As was the case in the 2020 election, a larger share of Trump’s voters say they strongly support him for president compared with those who support other candidates.

These are the shares of voters who support their candidate strongly:

  • 43% of Biden supporters
  • 63% of Trump supporters
  • 15% of Kennedy supporters

A slightly larger share of Trump supporters (81%) than Biden supporters (77%) say they are certain to support him and will not change their minds.

Far fewer Kennedy supporters are committed in their support. Only about a quarter (26%) say they are certain to support Kennedy.

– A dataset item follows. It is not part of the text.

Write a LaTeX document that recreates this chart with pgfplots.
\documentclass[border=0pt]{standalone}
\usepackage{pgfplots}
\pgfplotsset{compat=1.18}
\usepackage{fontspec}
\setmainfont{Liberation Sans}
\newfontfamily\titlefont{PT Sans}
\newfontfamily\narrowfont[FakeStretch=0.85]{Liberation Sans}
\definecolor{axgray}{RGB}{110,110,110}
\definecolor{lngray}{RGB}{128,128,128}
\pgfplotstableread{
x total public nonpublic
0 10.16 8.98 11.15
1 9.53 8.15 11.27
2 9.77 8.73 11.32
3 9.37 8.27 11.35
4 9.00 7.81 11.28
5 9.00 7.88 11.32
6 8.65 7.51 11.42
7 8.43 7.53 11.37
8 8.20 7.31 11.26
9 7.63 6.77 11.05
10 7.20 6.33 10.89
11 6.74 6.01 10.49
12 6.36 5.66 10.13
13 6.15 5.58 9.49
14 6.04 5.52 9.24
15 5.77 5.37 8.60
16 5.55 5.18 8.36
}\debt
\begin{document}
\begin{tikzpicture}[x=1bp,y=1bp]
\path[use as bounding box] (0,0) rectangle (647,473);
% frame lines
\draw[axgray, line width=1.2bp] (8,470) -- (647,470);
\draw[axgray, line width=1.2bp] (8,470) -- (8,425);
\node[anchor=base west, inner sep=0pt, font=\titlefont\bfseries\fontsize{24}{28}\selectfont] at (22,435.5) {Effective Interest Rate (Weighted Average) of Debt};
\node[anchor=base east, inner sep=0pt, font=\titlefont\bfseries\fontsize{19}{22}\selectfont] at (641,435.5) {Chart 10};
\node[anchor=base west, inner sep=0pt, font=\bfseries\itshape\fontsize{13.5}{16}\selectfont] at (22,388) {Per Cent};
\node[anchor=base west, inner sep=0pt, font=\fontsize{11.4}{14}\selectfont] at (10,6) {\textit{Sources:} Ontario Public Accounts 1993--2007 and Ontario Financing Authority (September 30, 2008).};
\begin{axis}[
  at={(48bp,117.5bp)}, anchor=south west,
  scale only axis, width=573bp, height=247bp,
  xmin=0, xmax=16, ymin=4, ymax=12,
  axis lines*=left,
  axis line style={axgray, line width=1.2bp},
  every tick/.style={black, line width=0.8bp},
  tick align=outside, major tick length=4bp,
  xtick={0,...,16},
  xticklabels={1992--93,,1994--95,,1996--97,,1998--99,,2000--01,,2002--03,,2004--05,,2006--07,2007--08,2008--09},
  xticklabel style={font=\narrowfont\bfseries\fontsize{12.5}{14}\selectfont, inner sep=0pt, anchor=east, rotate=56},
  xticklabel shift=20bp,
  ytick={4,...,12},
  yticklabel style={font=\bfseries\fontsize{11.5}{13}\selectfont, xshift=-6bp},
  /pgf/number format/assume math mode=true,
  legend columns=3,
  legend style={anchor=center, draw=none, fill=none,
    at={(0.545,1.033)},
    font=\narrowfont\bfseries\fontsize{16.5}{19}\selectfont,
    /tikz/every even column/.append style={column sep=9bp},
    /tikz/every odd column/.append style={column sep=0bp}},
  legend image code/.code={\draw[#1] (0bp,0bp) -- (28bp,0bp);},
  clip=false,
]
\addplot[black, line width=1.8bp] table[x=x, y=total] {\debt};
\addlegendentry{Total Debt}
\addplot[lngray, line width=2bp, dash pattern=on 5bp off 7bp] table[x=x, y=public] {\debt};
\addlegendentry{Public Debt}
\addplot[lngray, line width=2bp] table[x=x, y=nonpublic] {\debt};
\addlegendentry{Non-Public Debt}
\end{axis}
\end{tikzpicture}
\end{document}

Moderate supporters of Biden and Trump are less likely than strong supporters to be certain of their choices

Chart shows Biden draws less strong support than Trump, but his moderate supporters are more certain of their choice than are Trump’s moderate supporters

Among each coalition’s strong supporters, overwhelming majorities say they are certain about their choices this November (97% of Biden’s strong supporters and 98% of Trump’s). Trump draws far more strong support than Biden (63% vs. 43%). However, Biden’s moderate supporters are more likely than Trump’s moderate voters to say they are certain of their choice.

While about three-quarters of Biden’s moderate supporters (76%) say they are certain to back him, a smaller majority (66%) of Trump’s moderate supporters say the same.

Where do Kennedy’s supporters go in a two-way race?

Chart shows Kennedy voters are less motivated to vote in 2024 election – and less likely to say it matters who wins

Compared with Biden and Trump backers, Kennedy’s supporters are less likely to say they are motivated to vote – and far less likely to say it really matters who wins the 2024 presidential election.

Identical majorities of Biden and Trump supporters (63%) say they are extremely motivated to vote in the presidential election this November. This compares with just 21% of Kennedy supporters.

Similarly, while nearly eight-in-ten Biden (79%) and Trump supporters (78%) say it really matters who wins the presidential election, just 39% of Kennedy voters view the stakes of the election in similar terms.

When asked whom they would support in an election with just two candidates, Kennedy supporters are divided: 47% say they would vote for Biden, while 44% say they would vote for Trump. Another 9% skipped the question.